Things apparently started changing from the seventies. From an eager embracer of change, Bengal went into a cocoon and refused to stay in step with time. Case in point is computerisation. A Bengal that took pride in being a pioneer in technical education and change pushed back a frontier technology with the result that new enterprises that would one day spawn millions of jobs and wealth got seeded in other states. We refused to accept pioneering work in invitro fertilisation forcing the innovator – Subhash Mukhopadhyay — to commit suicide. And the accolades were won by Robert G Edwards. Much later the world community accepted Subhash Mukhopadhyay’s pioneering contribution in the field. But he wasn’t around to bask in it.

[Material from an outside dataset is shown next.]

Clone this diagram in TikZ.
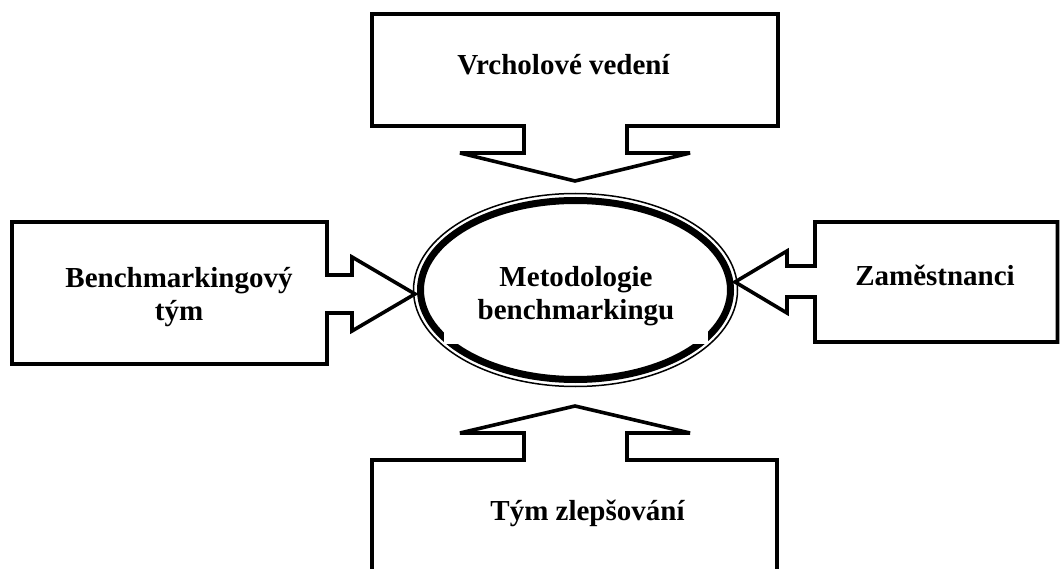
\documentclass[tikz,border=0pt]{standalone}
\usepackage{fontspec}
\setmainfont{Liberation Serif}
\begin{document}
\begin{tikzpicture}[x=1pt,y=-1pt,
  callout/.style={draw=black, line width=3.6pt, line join=miter, miter limit=3, fill=white},
  label/.style={font=\fontsize{29}{33}\selectfont\bfseries, align=center, inner sep=0pt},
]
\useasboundingbox (0,0) rectangle (1060,569);
\clip (0,0) rectangle (1060,569);

% top callout pointing down
\draw[callout] (372,14) -- (778,14) -- (778,126) -- (627,126) -- (627,153) -- (690,153)
  -- (575,181) -- (460,153) -- (524,153) -- (524,126) -- (372,126) -- cycle;
% left callout pointing right
\draw[callout] (12,222) -- (327,222) -- (327,275) -- (352,275) -- (352,257) -- (415,294)
  -- (352,331) -- (352,313) -- (327,313) -- (327,364) -- (12,364) -- cycle;
% right callout pointing left
\draw[callout] (1057.5,222) -- (815,222) -- (815,266) -- (787,266) -- (787,251) -- (735,282)
  -- (787,313) -- (787,297) -- (815,297) -- (815,342) -- (1057.5,342) -- cycle;
% bottom callout pointing up
\draw[callout] (372,580) -- (372,460) -- (524,460) -- (524,433) -- (460,433) -- (575,406)
  -- (690,433) -- (627,433) -- (627,460) -- (777,460) -- (777,580);

% central double ellipse
\draw[line width=1.5pt] (575.5,290) ellipse [x radius=162, y radius=96.5];
\draw[line width=7pt] (575.5,290) ellipse [x radius=155, y radius=89.5];

% labels
\node[label, fill=white, minimum width=264pt, minimum height=96pt] (hub) at (576,296)
  {Metodologie\\benchmarkingu};
\node[label, anchor=base] (top) at (563.5,75) {Vrcholové vedení};
\node[label] (left) at (179,297) {Benchmarkingový\\tým};
\node[label, anchor=base] (right) at (935,286) {Zaměstnanci};
\node[label, anchor=base] (bottom) at (587.5,520) {Tým zlepšování};
\end{tikzpicture}
\end{document}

The same thing happened with industry. Calcutta was the headquarters for almost all the blue chip companies in the country. They were here mainly because of the local educated skill. West Bengal was the state that attracted talent and was the breeding ground for all round enterprise. But the same state that found pride in meritocracy slid into mediocracy from the seventies. The corporates shifted as did talents leaving West Bengal to bask in the glory of what it was and not in what it would be.

We therefore need restoration of the same spirit of adventure that marked our glory days. Enterprising spirit needs a collective confidence that we can. We need to accept merit and its supremacy. Without that there can be no achievement, be that in intellectual pursuits or in commercial ventures of substance. We need to change and raise our bars.